Double-channel video sculpture, screen installed in the ground (x2), 55:00 min, no sound
The Pleasure of Envy consists of two screens lowered in the ground, creating an illusion of two enclosed spaces connected by a small opening. In one room is a woman, in the other a man. They can’t see each other however they feel the other person's presence fighting each other in a tug of war. Both entangled in and pulling a green robe in a hard and brutal, other times sensual and fond manner, the act reflects envy's interpersonal character. The two people are apart, however connected; imprisoned, isolated, lonely, sometimes nearly desperate. Their gravelike spaces symbolize envy's crampedness, its strangling apathy, but also the fragile relationship it mediates – not necessarily being devastating, however being bearable it must be balanced in a two-way and tightening manner, just like the robe. In just one second it can become suffocating. It is only the viewer who can see that the two bodies are interlocked by the snake-like rope of envy and thus, it is only her or him, who can see the full scale of envy and how it, like a tightening noose, ties us all together.

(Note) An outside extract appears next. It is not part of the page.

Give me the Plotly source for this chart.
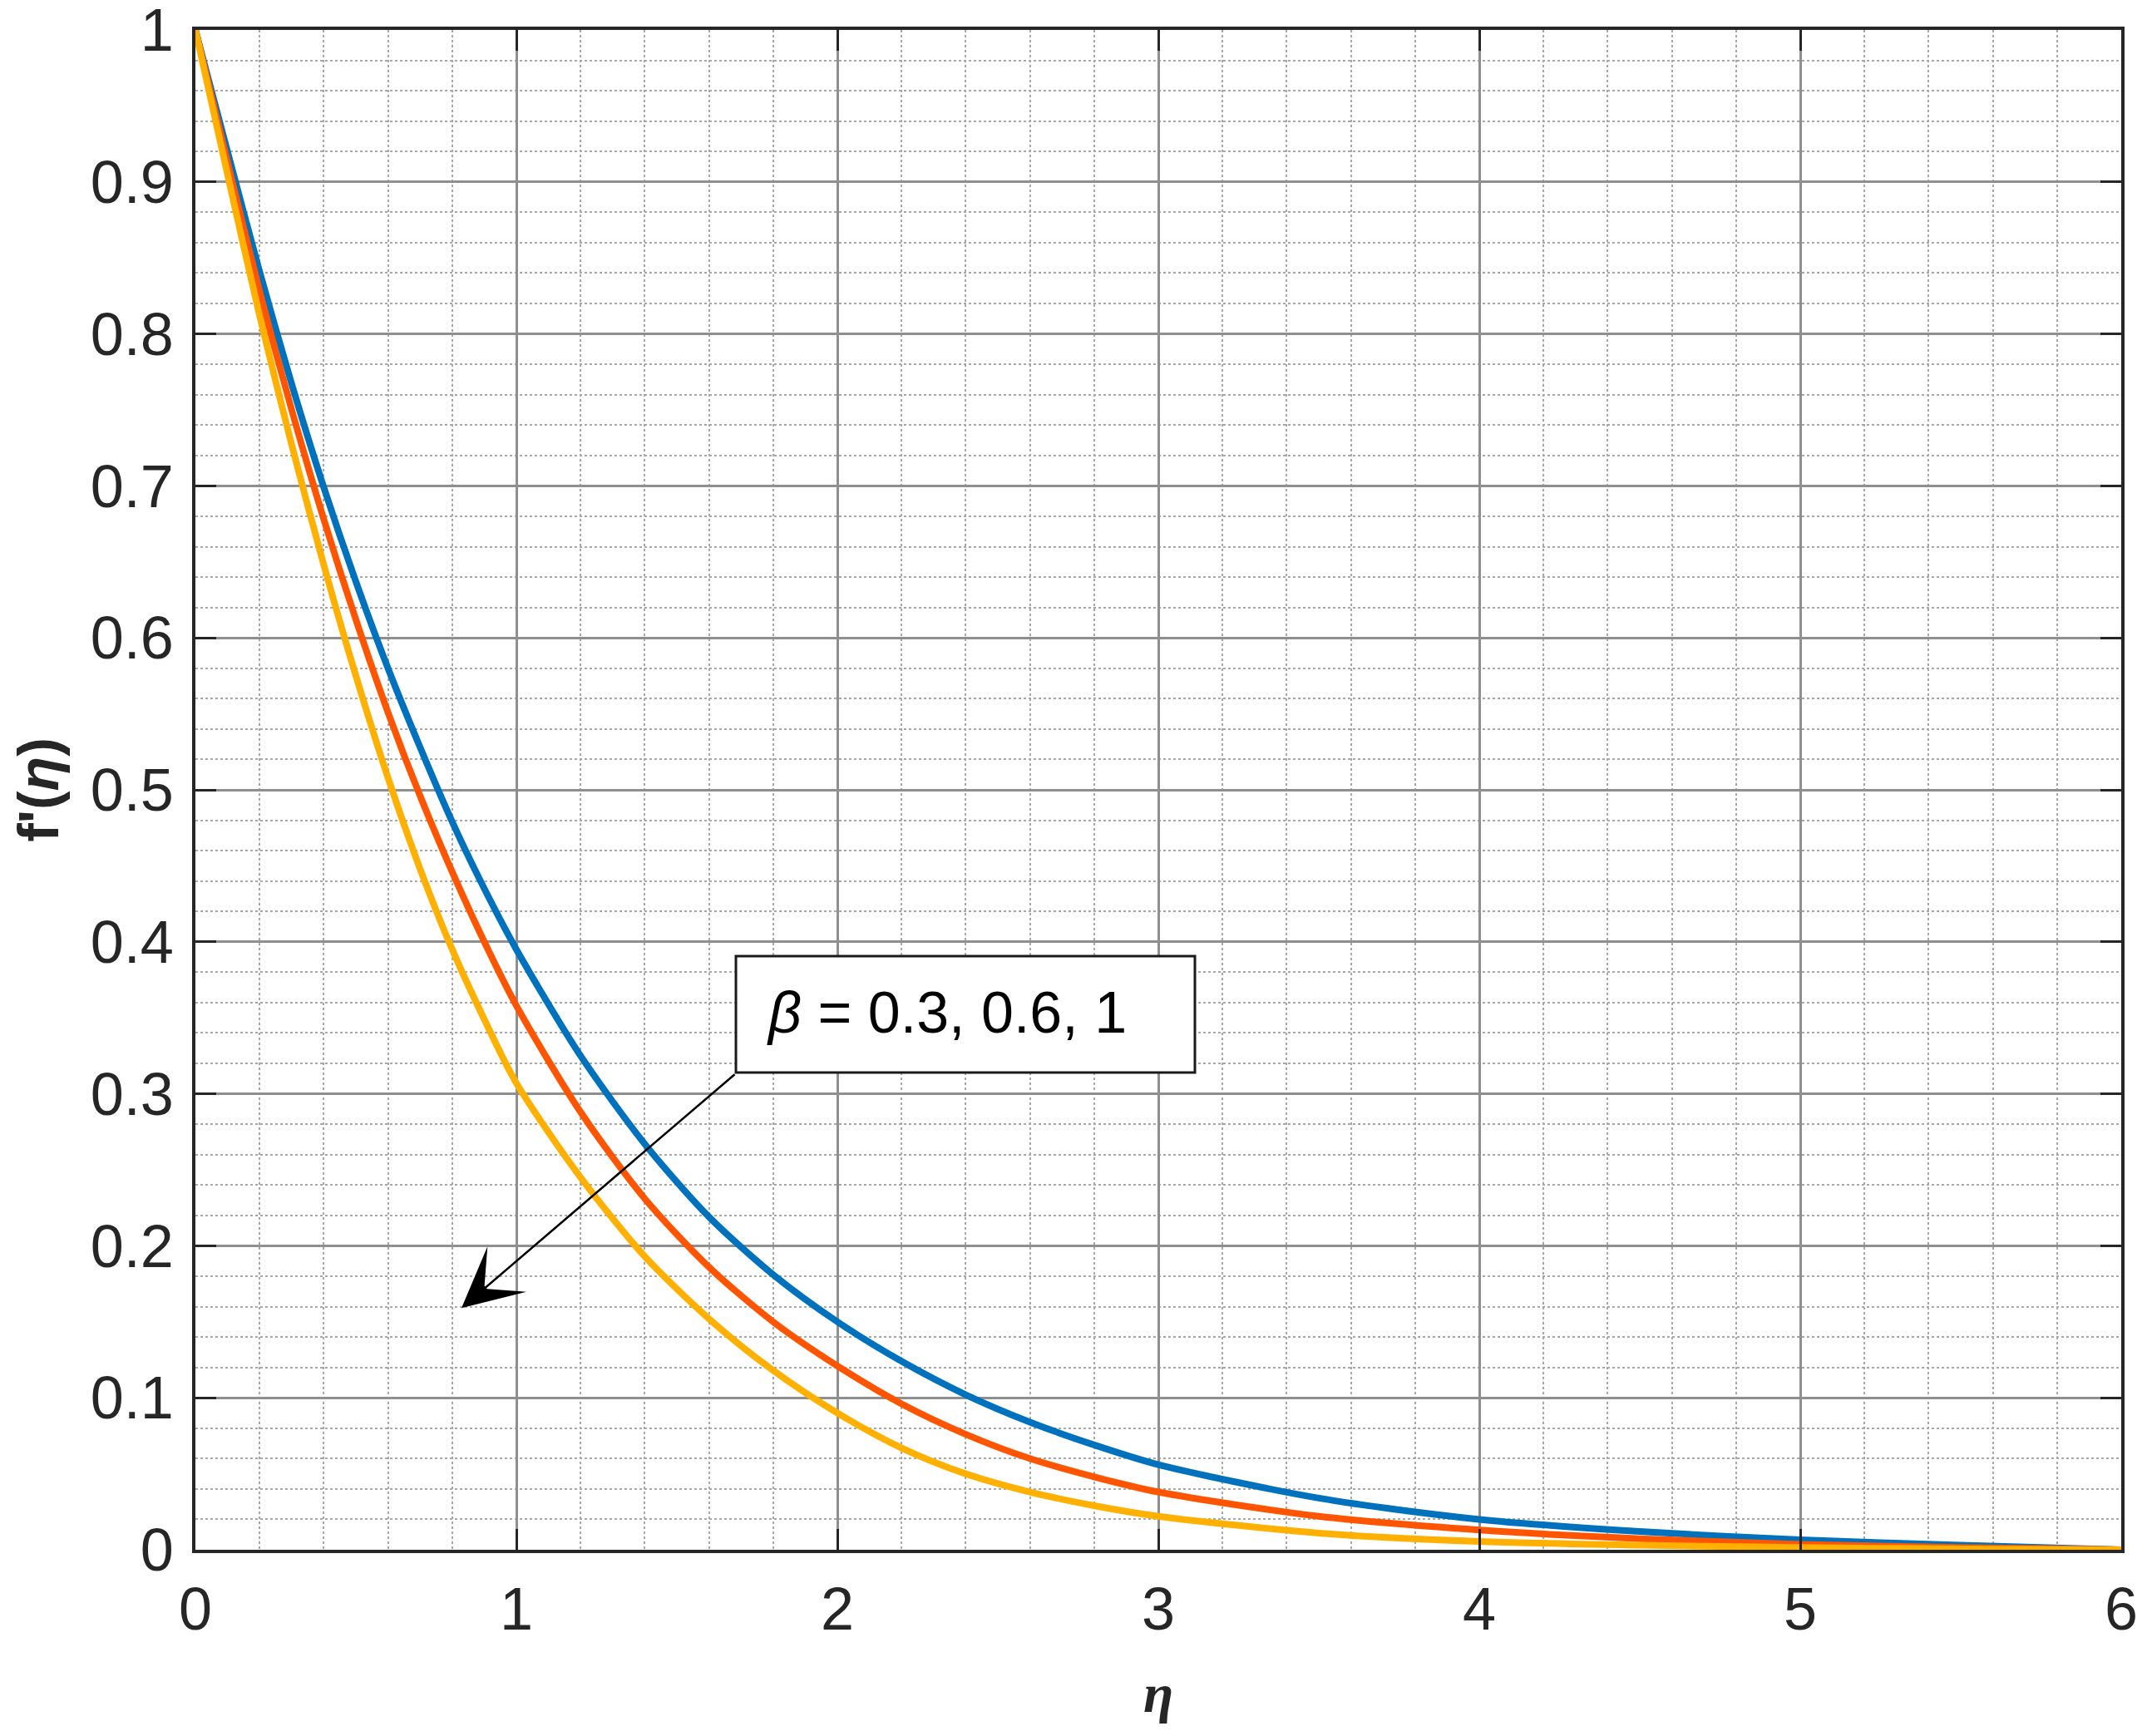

The Pleasure of Envy and Envy My Beloved are Katja Bjørns contributions to The Seven Deathly Sins, a row of exhibitions made in collaboration between different art museums and European Culture Capital 2017. Both works explore the character of envy and make an issue of its undefinable nagger and the inner pain it causes; its introversion, its gesture and its undeniable strength occupying or defining the relation between close friends or family.